What to Watch For on the Label
Plain frozen vegetables, the bags that list just one ingredient (the vegetable itself), are the healthiest option. The trouble starts with frozen vegetable blends that come in sauces, butter, or seasoning packets. These can contain added sodium, sugar, and fat that chip away at the nutritional advantage. A bag of frozen broccoli florets with cheese sauce is a fundamentally different product from a bag of plain frozen broccoli.
The simplest rule: flip the bag over and check the ingredient list. If the only ingredient is the vegetable, you’re getting the full nutritional benefit with nothing extra. If you see salt, sugar, oil, or sauce ingredients, it’s worth comparing a few brands to find a cleaner option.
Cost and Convenience
Price comparisons between fresh and frozen aren’t straightforward. USDA research found that neither form is consistently cheaper. Fresh carrots cost less per serving than frozen carrots, but frozen corn is cheaper than fresh corn. It depends on the specific vegetable, the season, and where you live.
Where frozen vegetables consistently win is on waste and convenience. They don’t spoil in your fridge after a few days. You can use exactly what you need from a bag and put the rest back. There’s no washing, peeling, or chopping required for most varieties. For people who struggle to eat enough vegetables because fresh ones go bad before they get used, frozen is a practical solution that removes the biggest barrier: the guilt of throwing away wilted greens you meant to cook three days ago.
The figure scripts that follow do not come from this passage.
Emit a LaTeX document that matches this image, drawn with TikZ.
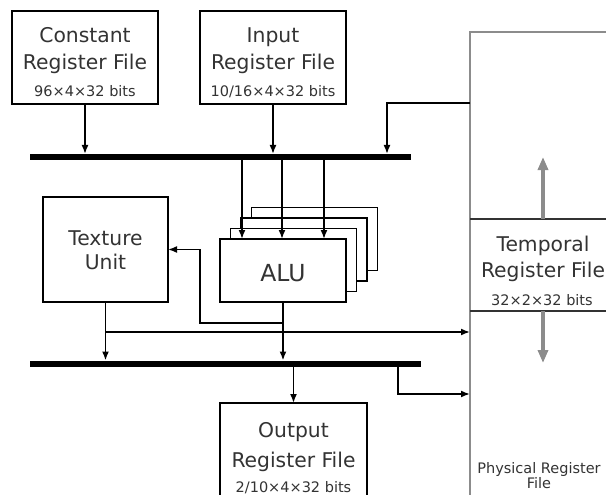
\documentclass[tikz,border=0pt]{standalone}
\usepackage{fontspec}
\setmainfont{DejaVu Sans}
\usetikzlibrary{arrows.meta}

\begin{document}
\begin{tikzpicture}[x=1pt,y=-1pt,
  box/.style={draw=black, line width=1.7pt, fill=white, inner sep=0pt, outer sep=0pt},
  lbl/.style={anchor=base, inner sep=0pt, font=\fontsize{20.3}{21}\selectfont, text=black!80},
  small/.style={anchor=base, inner sep=0pt, font=\fontsize{14.5}{15}\selectfont, text=black!80},
  alutext/.style={anchor=base, inner sep=0pt, font=\fontsize{23.5}{24}\selectfont, text=black!80},
  bus/.style={fill=black, inner sep=0pt, outer sep=0pt, minimum height=6pt},
  wire/.style={line width=1.7pt, draw=black},
  arr/.style={wire, -{Latex[length=9pt,width=7pt]}},
  garr/.style={draw=black!45, line width=4.5pt, -{Triangle[length=13pt,width=10pt]}},
  prfbox/.style={draw=black!45, line width=2.4pt, inner sep=0pt, outer sep=0pt},
  sep/.style={draw=black!80, line width=1.7pt}
]
\useasboundingbox (0,0) rectangle (606,495);
\clip (0,0) rectangle (606,495);

% physical register file (extends past the right and bottom edges)
\node[prfbox, minimum width=160pt, minimum height=480pt] (prf) at (550,272) {};
\node[inner sep=0pt, outer sep=0pt, minimum width=160pt, minimum height=92pt] (trf) at (550,265) {};
\draw[sep] (trf.north west) -- (trf.north east);
\draw[sep] (trf.south west) -- (trf.south east);
\coordinate (gx) at (543,0);
\coordinate (upTip) at (543,157);
\coordinate (downTip) at (543,363);
\draw[garr] (gx |- trf.north) -- (upTip);
\draw[garr] (gx |- trf.south) -- (downTip);

% register files and units
\node[box, minimum width=146pt, minimum height=93pt] (crf) at (85,57.5) {};
\node[box, minimum width=146pt, minimum height=93pt] (irf) at (273,57.5) {};
\node[box, minimum width=125pt, minimum height=105pt] (tex) at (105.5,249.5) {};
\node[box, minimum width=147pt, minimum height=97pt] (orf) at (293.5,451.5) {};

% stacked ALUs, back to front
\node[box, minimum width=126pt, minimum height=63pt] (alu4) at (314.5,239) {};
\node[box, minimum width=126pt, minimum height=63pt] (alu3) at (304,249.5) {};
\node[box, minimum width=126pt, minimum height=63pt] (alu2) at (293.5,260) {};
\node[box, minimum width=126pt, minimum height=63pt] (alu) at (283,270.5) {};

% buses
\node[bus, minimum width=381pt] (bus1) at (220.5,157) {};
\node[bus, minimum width=391pt] (bus2) at (225.5,363.5) {};

% labels
\node[lbl] (l1) at (85,42.5) {Constant};
\node[lbl] (l2) at (85,70) {Register File};
\node[small] (l3) at (85,97) {96×4×32 bits};
\node[lbl] (l4) at (273,42.5) {Input};
\node[lbl] (l5) at (273,70) {Register File};
\node[small] (l6) at (273,97) {10/16×4×32 bits};
\node[lbl] (l7) at (105.5,245) {Texture};
\node[lbl] (l8) at (105.5,269) {Unit};
\node[alutext] (l9) at (283,281) {ALU};
\node[lbl] (l10) at (293.5,437) {Output};
\node[lbl] (l11) at (293.5,467) {Register File};
\node[small] (l12) at (293.5,492) {2/10×4×32 bits};
\node[lbl] (l13) at (543,251) {Temporal};
\node[lbl] (l14) at (543,277) {Register File};
\node[small] (l15) at (542,305) {32×2×32 bits};
\node[small] (l16) at (539,473) {Physical Register};
\node[small] (l17) at (539,488) {File};

% reads onto the upper bus
\draw[arr] (crf.south) -- (crf.south |- bus1.north);
\draw[arr] (irf.south) -- (irf.south |- bus1.north);
\coordinate (tapA) at (387,103);
\draw[arr] (prf.west |- tapA) -- (tapA) -- (tapA |- bus1.north);

% upper bus to the ALU operands
\coordinate (op1) at (242,0);
\coordinate (op2) at (282,0);
\coordinate (op3) at (324,0);
\draw[arr] (op1 |- bus1.south) -- (op1 |- alu.north);
\draw[arr] (op2 |- bus1.south) -- (op2 |- alu.north);
\draw[arr] (op3 |- bus1.south) -- (op3 |- alu.north);

% ALU results
\draw[arr] (alu.south) -- (alu.south |- bus2.north);
\coordinate (fb) at (200,323);
\draw[arr] (alu.south |- fb) -- (fb) -- (fb |- tex.east) -- (tex.east);

% texture unit results
\draw[arr] (tex.south) -- (tex.south |- bus2.north);
\coordinate (tb) at (106,332);
\draw[arr] (tex.south |- tb) -- (prf.west |- tb);

% lower bus to the outputs
\draw[arr] (orf.north |- bus2.south) -- (orf.north);
\coordinate (ob) at (398,394);
\draw[arr] (ob |- bus2.south) -- (ob) -- (prf.west |- ob);
\end{tikzpicture}
\end{document}
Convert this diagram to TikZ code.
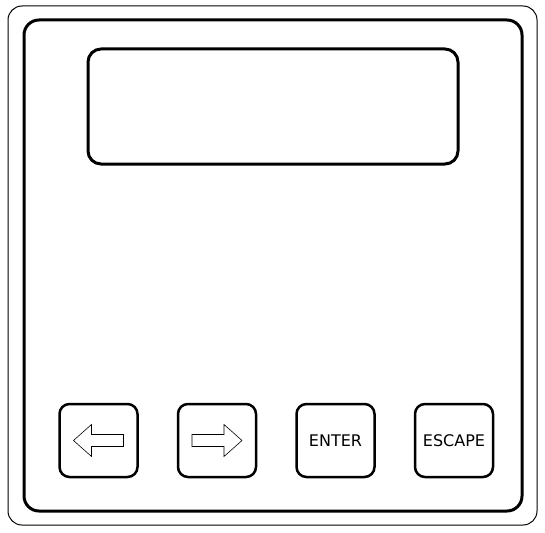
\documentclass[tikz,border=0pt]{standalone}
\usepackage{fontspec}
\setsansfont{DejaVu Sans}
\usepackage{tikz}
\usetikzlibrary{positioning}

\tikzset{
  frame/.style={draw, line width=1pt, rounded corners=14pt},
  panel/.style={draw, line width=3pt, rounded corners=15pt},
  display/.style={draw, line width=3pt, rounded corners=13pt, minimum width=370pt, minimum height=115pt, inner sep=0pt},
  key/.style={draw, line width=2.5pt, rounded corners=10pt, minimum width=78pt, minimum height=73pt, inner sep=0pt,
    font=\sffamily\fontsize{16}{16}\selectfont},
  keyarrow/.style={draw, line width=0.6pt, line join=miter}
}

\begin{document}
\begin{tikzpicture}[x=1pt,y=-1pt]
  \useasboundingbox (0,0) rectangle (545,532);
  \draw[frame] (8,6) rectangle (537,525);
  \draw[panel] (24,20) rectangle (522,511);
  \node[display] (lcd) at (273,106.5) {};

  \node[key] (left) at (98.5,440.5) {};
  \node[key, right=38pt of left] (right) {};
  \node[key, right=38pt of right] (enter) {ENTER};
  \node[key, right=38pt of enter] (escape) {ESCAPE};

  \draw[keyarrow, shift={(left.center)}]
    (-25,0) -- (-7,-16) -- (-7,-6) -- (25,-6) -- (25,6) -- (-7,6) -- (-7,16) -- cycle;
  \draw[keyarrow, shift={(right.center)}, xscale=-1]
    (-25,0) -- (-7,-16) -- (-7,-6) -- (25,-6) -- (25,6) -- (-7,6) -- (-7,16) -- cycle;
\end{tikzpicture}
\end{document}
When Fresh Is Worth Choosing
If you’re buying vegetables at a farmers’ market or picking them from a garden and eating them within a day or two, fresh will have a slight edge in certain water-soluble vitamins and antioxidants. Locally grown produce that hasn’t traveled long distances or sat in a warehouse hasn’t had time to lose much. Fresh also gives you better texture for salads, raw snacking, and dishes where crispness matters.
But for most people, most of the time, the fresh produce in a grocery store has already been in the supply chain for days. In that realistic comparison, frozen vegetables are nutritionally equal or better, last months instead of days, and make it easier to consistently include vegetables in your meals. The best vegetable is the one you actually eat, and frozen makes that a lot more likely.